Menurut Jim Supangkat dalam “Sekitar Bangkit dan Runtuhnya Gerakan Seni Rupa
Baru Indonesia”, yang diarsip ivaa-online.org, perdebatan antara kubu Yogyakarta dan kubu
Bandung bertambah parah karena ketiadaan penengah dalam perseteruan tersebut.
“Ngotot-ngototan menjadi kian ramai, masing-masing berusaha bertahan pada
pendapatnya sendiri-sendiri, menggunakan term yang digariskannya sendiri tanpa
peduli, apakah dimengerti orang lain atau tidak.”
Padahal, kata
sejarawan seni Helena Spanjaard, keduanya sama saja. Kecaman yang diberikan
kubu Yogyakarta kurang memperhatikan kenyataan bahwa gaya pelukis-pelukis
Yogyakarta yang realis atau ekspresionis, dalam berbagai ragam malah sama
kebaratannya dengan kesenian abstrak dari Bandung. “Perbedaan yang besar antara
Yogyakarta dan Bandung terletak dalam hal tema pokok lukisan,” kata Helena.
Pertentangan
antara seniman Yogyakarta dan Bandung sebenarnya sudah muncul bibitnya sejak
lama. Asmudjo J. Irianto dalam “Seni Lukis Abstrak Indonesia” yang
diterbitkan Jurnal Kalam edisi 27 tahun 2015 menulis pertentangan
kedua kubu tidak lepas dari pengaruh Polemik Kebudayaan sebelum masa
kemerdekaan. Pertentangan mazhab seni rupa pada 1935 itu antara Sutan Takdir
Alisjahbana dan Sanusi Pane. Alisjahbana mengutamakan penerapan kebudayaan
Barat sementara Pane lebih suka merujuk kebudayaan Indonesia.
Pascakemerdekaan pertentangan ini
diwakili oleh dua institusi pendidikan. Yogyakarta diwakili seniman-seniman
Akademi Seni Rupa Indonesia (ASRI) Yogyakarta (kini ISI Yogyakarta) yang
mengusung nilai-nilai tradisional dan sosial. Sementara kubu Bandung diwakili
seniman lulusan Seni Rupa ITB yang dianggap sebagai laboratorium Barat.
Perbedaan paham
seni rupa Bandung dan Yogyakarta, Barat-Timur, Universal-Tradisional ditelusuri
oleh Asmudjo sebagai bagian dari kultur pendidikan di masing-masing kota.
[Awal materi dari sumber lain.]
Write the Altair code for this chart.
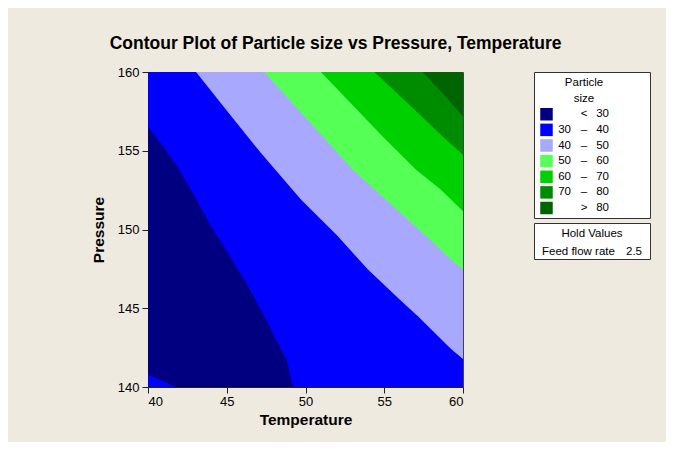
import altair as alt
import pandas as pd

# ---------------- data ----------------
TEMP_DOMAIN = [40, 60]
PRES_DOMAIN = [140, 160]
TEMP_TICKS = [40, 45, 50, 55, 60]
PRES_TICKS = [140, 145, 150, 155, 160]

# region "< 30" (navy): lower and upper contour of level 30
NAVY_T = [40.0, 41.0, 41.57, 41.8, 42.84, 44.0, 44.95, 46.22, 47.38, 48.44, 48.8, 49.2]
NAVY_LOW = [140.76, 140.35, 140.1, 140.0, 140.0, 140.0, 140.0, 140.0, 140.0, 140.0, 140.0, 140.0]
NAVY_HIGH = [156.54, 155.2, 154.43, 154.1, 152.32, 150.21, 148.73, 146.63, 144.51, 142.41, 141.77, 140.0]

# contour lines (everything above/right of each line exceeds the level)
C40_T = [43.05, 45.11, 47.17, 49.71, 52.04, 53.95, 55.96, 57.12, 59.24, 60.0]
C40_P = [160.0, 157.42, 154.85, 151.9, 149.58, 147.47, 145.57, 144.51, 142.41, 141.77]
C50_T = [47.38, 50.14, 53.0, 55.32, 56.49, 57.65, 59.45, 60.0]
C50_P = [160.0, 156.96, 153.8, 151.69, 150.63, 149.58, 147.89, 147.47]
C60_T = [50.98, 54.9, 57.02, 58.6, 60.0]
C60_P = [160.0, 155.9, 153.8, 152.53, 151.16]
C70_T = [54.37, 56.49, 58.71, 60.0]
C70_P = [160.0, 158.02, 155.9, 154.75]
C80_T = [57.44, 58.71, 60.0]
C80_P = [160.0, 158.65, 157.17]

BAND_COLORS = ["#000080", "#0000FF", "#A8A8FF", "#55FF55", "#00D000", "#008C00", "#006400"]
LEGEND_TITLE = ["Particle", "size"]
LEG_LO = ["", "30", "40", "50", "60", "70", ""]
LEG_SIGN = ["<", "\u2013", "\u2013", "\u2013", "\u2013", "\u2013", ">"]
LEG_HI = ["30", "40", "50", "60", "70", "80", "80"]
HOLD_TITLE = ["Hold Values"]
HOLD_NAMES = ["Feed flow rate"]
HOLD_VALUES = ["2.5"]

BG = "#EEEAE0"
FONT = "Liberation Sans"

# ---------------- contour plot ----------------
xs = alt.Scale(domain=TEMP_DOMAIN, nice=False, zero=False)
ys = alt.Scale(domain=PRES_DOMAIN, nice=False, zero=False)
x_enc = alt.X("T:Q", scale=xs, title="Temperature",
              axis=alt.Axis(values=TEMP_TICKS, labelPadding=2, titlePadding=4))
y_enc = alt.Y("P:Q", scale=ys, title="Pressure",
              axis=alt.Axis(values=PRES_TICKS, labelPadding=3, titlePadding=11))


def above(ts, ps, color):
    df = pd.DataFrame({"T": ts, "P": ps, "top": [PRES_DOMAIN[1]] * len(ts)})
    return alt.Chart(df).mark_area(color=color, clip=True, interpolate="linear").encode(
        x=x_enc, y=y_enc, y2="top:Q")


base = above(TEMP_DOMAIN, [PRES_DOMAIN[0]] * 2, BAND_COLORS[1])
navy_df = pd.DataFrame({"T": NAVY_T, "P": NAVY_LOW, "P2": NAVY_HIGH})
navy = alt.Chart(navy_df).mark_area(color=BAND_COLORS[0], clip=True).encode(
    x=x_enc, y=y_enc, y2="P2:Q")

plot = alt.layer(
    base,
    navy,
    above(C40_T, C40_P, BAND_COLORS[2]),
    above(C50_T, C50_P, BAND_COLORS[3]),
    above(C60_T, C60_P, BAND_COLORS[4]),
    above(C70_T, C70_P, BAND_COLORS[5]),
    above(C80_T, C80_P, BAND_COLORS[6]),
).properties(width=315, height=315,
             view=alt.ViewBackground(stroke="#444444", strokeWidth=1, fill=BG))

# ---------------- legend box ----------------
ly = alt.Y("line:Q", scale=alt.Scale(domain=[0, 8], range=[11, 136]), axis=None)
title_df = pd.DataFrame({"line": [0, 1], "txt": LEGEND_TITLE})
rows_df = pd.DataFrame({
    "line": list(range(2, 9)),
    "color": BAND_COLORS,
    "lo": LEG_LO,
    "sign": LEG_SIGN,
    "hi": LEG_HI,
})
txt_kw = dict(font=FONT, fontSize=11.5, color="black", baseline="middle")
leg_title = alt.Chart(title_df).mark_text(align="center", **txt_kw).encode(
    x=alt.value(50), y=ly, text="txt:N")
swatch = alt.Chart(rows_df).mark_square(size=156, opacity=1, strokeWidth=0).encode(
    x=alt.value(12.5), y=ly, color=alt.Color("color:N", scale=None))
lo_txt = alt.Chart(rows_df).mark_text(align="right", **txt_kw).encode(
    x=alt.value(37), y=ly, text="lo:N")
sign_txt = alt.Chart(rows_df).mark_text(align="center", **txt_kw).encode(
    x=alt.value(50), y=ly, text="sign:N")
hi_txt = alt.Chart(rows_df).mark_text(align="right", **txt_kw).encode(
    x=alt.value(75), y=ly, text="hi:N")
legend = alt.layer(swatch, leg_title, lo_txt, sign_txt, hi_txt).properties(
    width=116, height=146,
    view=alt.ViewBackground(fill="white", stroke="#333333", strokeWidth=1))

# ---------------- hold values box ----------------
hy = alt.Y("line:Q", scale=alt.Scale(domain=[0, 1], range=[10.5, 28.5]), axis=None)
hold_t_df = pd.DataFrame({"line": [0], "txt": HOLD_TITLE})
hold_df = pd.DataFrame({"line": [1] * len(HOLD_NAMES), "name": HOLD_NAMES, "val": HOLD_VALUES})
hold = alt.layer(
    alt.Chart(hold_t_df).mark_text(align="center", **txt_kw).encode(
        x=alt.value(58), y=hy, text="txt:N"),
    alt.Chart(hold_df).mark_text(align="left", **txt_kw).encode(
        x=alt.value(8), y=hy, text="name:N"),
    alt.Chart(hold_df).mark_text(align="right", **txt_kw).encode(
        x=alt.value(108), y=hy, text="val:N"),
).properties(width=116, height=36,
             view=alt.ViewBackground(fill="white", stroke="#333333", strokeWidth=1))

side = alt.vconcat(legend, hold, spacing=5, bounds="flush")

chart = alt.hconcat(plot, side, spacing=71, bounds="flush").properties(
    title=alt.TitleParams(
        "Contour Plot of Particle size vs Pressure, Temperature",
        font=FONT, fontSize=17.5, fontWeight="bold", color="black",
        anchor="middle", offset=13, dx=-35),
    padding={"left": 82, "top": 27, "right": 15, "bottom": 14},
    background=BG,
).configure_axis(
    grid=False,
    domainColor="#222222",
    tickColor="#222222",
    tickSize=6,
    labelFont=FONT,
    labelFontSize=13,
    labelColor="black",
    titleFont=FONT,
    titleFontSize=15.5,
    titleFontWeight="bold",
    titleColor="black",
).configure_view(stroke="#333333")

chart.save("out.html", embed_options={"renderer": "svg", "actions": False})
ASRI
tumbuh dari keberadaan sanggar, lahir dari usaha para seniman pascakemerdekaan
di tengah situasi genting. Sejak awal pendiriannya dosen-dosen ASRI adalah
orang Indonesia. Maka tak heran bila gaya atau tema karya tak lepas dari
ketradisionalan atau nasionalisme.
Sedangkan Seni
Rupa ITB adalah warisan pemerintah Belanda yang dulunya Universiter Guru
Gambar, bagian dari Fakultas Teknik, Universitas Indonesia di Bandung. Lembaga
pendidikan untuk calon guru seni rupa ini didirikan pada 1947. Hampir semua
dosennya orang Belanda, salah satunya Ries Mulder. Gaya lukis Mulder inilah
yang ditularkan kepada mahasiswa seni di Bandung. Meski belajar di lembaga
pendidikan untuk calon guru, para murid Universiter Guru Gambar kebanyakan
menjadi seniman yang mengikuti gaya gambar gurunya.